Briggs describes the music of Hell's Half Acre as "Nardcore"--meaning Oxnard-area punk. In short, the sound is proudly stuck in the mid-Eighties SoCal skate-punk scene. "We're not at all like the Offspring, which is college rock," Wendzel elaborates. "I have no problem with college rock, but it ain't punk. It dilutes the term to call it that. We're true hardcore punk rock."
"Our songs are short and sweet," Briggs says. "For short attention spans."
"It's better than old-school punk, though, in that these guys can really play," Rogers adds.
"I call it `hard-corn bunk rock.' Or `inbred drunk rock.' In a good way, I mean," Loving interjects. "I like all kinds of music--even country-and-Western. It's all good."
"Well, old country, like Flat and Scruggs and Hank Williams Sr.," Wells corrects.
"Our country-Western anthem is `Trailer Park Suck Slut,'" Briggs announces. "It's our white-trash tribute. A monster-truck-watchin', GPC-smokin', El Camino-drivin' love song."

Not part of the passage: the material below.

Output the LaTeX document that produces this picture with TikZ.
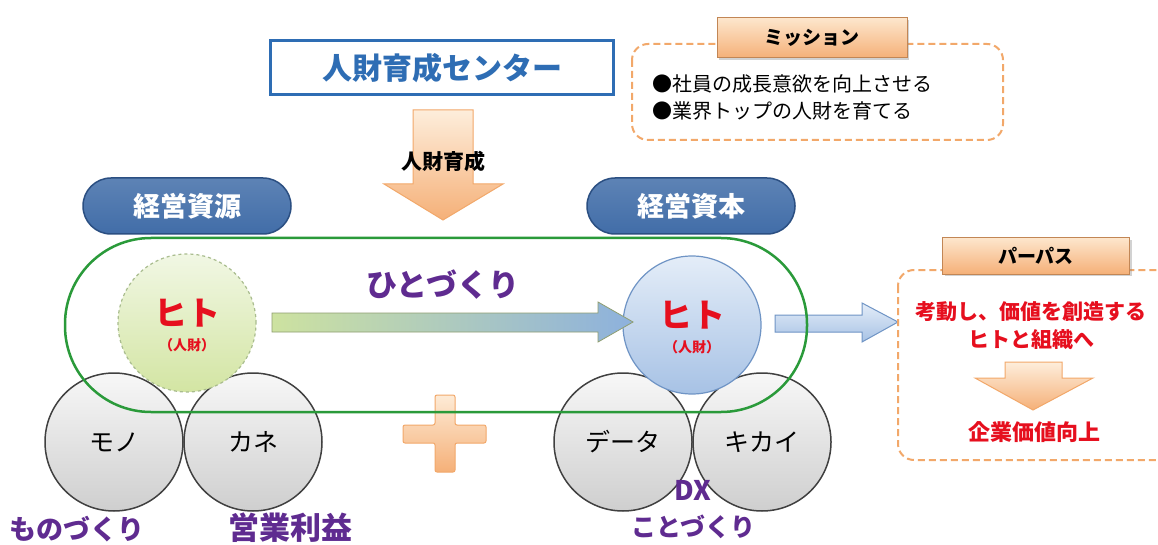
\documentclass[tikz,border=0pt]{standalone}
\usepackage{fontspec}
\setmainfont{Noto Sans CJK JP}
\usetikzlibrary{shadows}
\newcommand{\fsz}[1]{\fontsize{#1}{#1}\selectfont}
\definecolor{cblue}{HTML}{2E6DB4}
\definecolor{pill}{HTML}{416DA8}
\definecolor{pilld}{HTML}{2B4F82}
\definecolor{cgreen}{HTML}{2A9A3A}
\definecolor{cpurple}{HTML}{5F2B90}
\definecolor{cred}{HTML}{E60F1E}
\definecolor{corange}{HTML}{F2A86A}
\definecolor{otop}{HTML}{FDE6CC}
\definecolor{obot}{HTML}{F5B078}
\definecolor{lgtop}{HTML}{F1F7E4}
\definecolor{lgbot}{HTML}{D3E5A3}
\definecolor{lgdraw}{HTML}{A9BC8E}
\definecolor{lbtop}{HTML}{E4EDF8}
\definecolor{lbbot}{HTML}{A7C2E5}
\definecolor{lbdraw}{HTML}{6F94C5}
\definecolor{argreen}{HTML}{CDE2A0}
\definecolor{arblue}{HTML}{8DB1DD}
\tikzset{
  x=1pt, y=-1pt,
  tabbox/.style={draw=corange!80!black, line width=1pt, top color=otop, bottom color=obot,
    drop shadow={opacity=0.35, shadow xshift=2pt, shadow yshift=-2pt},
    font=\bfseries\fsz{19}, inner sep=0pt},
  dashbox/.style={draw=corange, line width=2pt, dash pattern=on 7pt off 4pt, rounded corners=16pt},
  pillbox/.style={rounded corners=28pt, top color=pill!85!white, bottom color=pill, draw=pilld, line width=1.5pt,
    text=white, font=\bfseries\fsz{27}, minimum width=208pt, minimum height=56pt},
  graycirc/.style={circle, draw=black!75, line width=1.5pt, top color=gray!6, bottom color=gray!38,
    minimum size=138pt, inner sep=0pt, font=\fsz{25}},
  hitocirc/.style={circle, minimum size=138pt, inner sep=0pt},
  hitobig/.style={text=cred, font=\bfseries\fsz{33}, inner sep=0pt},
  hitosmall/.style={text=cred, font=\bfseries\fsz{14}, inner sep=0pt},
  orangeshape/.style={top color=otop, bottom color=obot, draw=corange, line width=1pt},
  purpletext/.style={text=cpurple, font=\bfseries, inner sep=0pt},
  redtext/.style={text=cred, font=\bfseries\fsz{21}, inner sep=0pt},
}
\begin{document}
\begin{tikzpicture}
\useasboundingbox (0,0) rectangle (1158,545);
\clip (0,0) rectangle (1158,545);
\fill[white] (0,0) rectangle (1158,545);

% top centre box
\node[draw=cblue, line width=3pt, minimum width=343pt, minimum height=54pt, text=cblue,
  font=\bfseries\fsz{30}] (center) at (442,68) {人財育成センター};

% big down arrow
\shade[orangeshape, top color=otop!70!white] (413,110) -- (473,110) -- (473,184) -- (503,184) -- (443,220)
  -- (384,184) -- (413,184) -- cycle;
\node[font=\bfseries\fsz{21}] (ikusei) at (443,162) {人財育成};

% mission
\draw[dashbox] (632,44) rectangle (1003,140);
\node[tabbox, minimum width=190pt, minimum height=40pt] (mission) at (812,38) {ミッション};
\node[anchor=west, font=\fsz{20}, inner sep=0pt] (m1) at (652,84) {●社員の成長意欲を向上させる};
\node[anchor=west, font=\fsz{20}, inner sep=0pt] (m2) at (652,111) {●業界トップの人財を育てる};

% pills
\node[pillbox] (gen) at (187,206) {経営資源};
\node[pillbox] (hon) at (691,206) {経営資本};

% grey circles
\node[graycirc] (mono) at (114,442) {モノ};
\node[graycirc] (kane) at (253,442) {カネ};
\node[graycirc] (data) at (623,442) {データ};
\node[graycirc] (kikai) at (762,442) {キカイ};

% hito circles
\node[hitocirc, draw=lgdraw, dashed, line width=1.2pt, top color=lgtop, bottom color=lgbot] (hito1) at (187,323) {};
\node[hitobig] (hito1t) at (187,313) {ヒト};
\node[hitosmall] (hito1s) at (187,345) {（人財）};
\node[hitocirc, draw=lbdraw, line width=1.2pt, top color=lbtop, bottom color=lbbot] (hito2) at (692,325) {};
\node[hitobig] (hito2t) at (692,315) {ヒト};
\node[hitosmall] (hito2s) at (692,347) {（人財）};

% gradient arrow hito1 -> hito2
\shade[left color=argreen, right color=arblue, draw=argreen!70!black, line width=0.8pt]
  (272,313) -- (598,313) -- (598,302) -- (633,322) -- (598,342) -- (598,332) -- (272,332) -- cycle;
\node[purpletext, font=\bfseries\fsz{31}] (hitozukuri) at (443,285) {ひとづくり};

% right arrow to purpose
\shade[top color=lbtop, bottom color=lbbot, draw=lbdraw, line width=1pt]
  (775,315) -- (862,315) -- (862,303) -- (898,322) -- (862,342) -- (862,332) -- (775,332) -- cycle;

% purpose box
\draw[dashbox] (898,270) rectangle (1180,460);
\node[tabbox, minimum width=187pt, minimum height=36pt] (purpose) at (1036,256) {パーパス};
\node[redtext] (p1) at (1031,312) {考動し、価値を創造する};
\node[redtext] (p2) at (1031,340) {ヒトと組織へ};
\shade[orangeshape, top color=otop!70!white] (1005,362) -- (1062,362) -- (1062,378) -- (1093,378) -- (1033,410)
  -- (975,378) -- (1005,378) -- cycle;
\node[redtext, font=\bfseries\fsz{22}] (p3) at (1034,432) {企業価値向上};

% plus
\shade[orangeshape, rounded corners=2pt, top color=otop!80!white]
  (435,395) -- (455,395) -- (455,425) -- (486,425) -- (486,443) -- (455,443) -- (455,472) -- (435,472)
  -- (435,443) -- (403,443) -- (403,425) -- (435,425) -- cycle;

% green stadium
\draw[cgreen, line width=2.5pt, rounded corners=86pt] (65,238) rectangle (807,412);

% bottom labels
\node[purpletext, font=\bfseries\fsz{27}] (monozukuri) at (77,529) {ものづくり};
\node[purpletext, font=\bfseries\fsz{31}] (eigyo) at (290,528) {営業利益};
\node[purpletext, font=\bfseries\fsz{27}] (dx) at (693,490) {DX};
\node[purpletext, font=\bfseries\fsz{25}] (kotozukuri) at (693,527) {ことづくり};
\end{tikzpicture}
\end{document}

"Some of our songs have points to them," Wells offers. "Though most are about drinking and trying to offend people."
Cases in point can be found on the new Hell's Half Acre vinyl release Six Now, Half a Dozen Later, on Wells's own Fermunda Junction label. Among the seven thought-provoking ditties on it is "Drunk on the Lord," a knock on televangelism. And don't forget "Turd Burglar," which Wells says is "about day-to-day life."
In their day-to-day lives, the group's players work construction jobs and paint houses. "I do stucco," Wendzel informs. "And we've found that KOOL 105 is the best construction-site music. You know, `good times and great oldies.' You can't be in a bad mood listening to that stuff. There's no depressing songs."
Not until they change the lyrics, that is. "We just wrote `Dealer of the Crack' after `Leader of the Pack' in one afternoon last week," Briggs admits.
Given Hell's Half Acre originals with titles like "Beer Goggles" and "Beer Is the Answer," it's not hard to guess what fuels the outfit's twisted humor. "Beer is our bread and butter--an essential part of daily life," Wells confirms. Another influence is Jim Beam, which Briggs points out is "aged a full four years. Many of us are registered members of the Beam Team--a group of derelicts who hang mostly around the Lion's Lair." Still, he concedes, "We had to cut back on our alcohol intake so we could learn to play a little better."
"You can't be too tense, though." Rogers notes. "Loose, but not sloppy."
"And," Loving says, "we straddle that really well."
Next on the agenda for Hell's Half Acre is the inclusion of a tune on Rocky Mountain Arsenal #2, a vinyl compilation disc to be released by Black Plastic Records. And this summer the combo plans a brief, undoubtedly messy West Coast van tour. The bandmates hope the jaunt will lead to more good fortune in the future--although they have a difficult time deciding what exactly that would constitute.
"Success would be to go to a place to play and know people would be there to see us," Rogers suggests.
"Being able to live off of our music would be success," Briggs says.
"A studio apartment and a Pinto that runs," fantasizes Wells.
"My own trailer in a nice trailer park," Wendzel concludes. "And not just any trailer, either. A Windstar.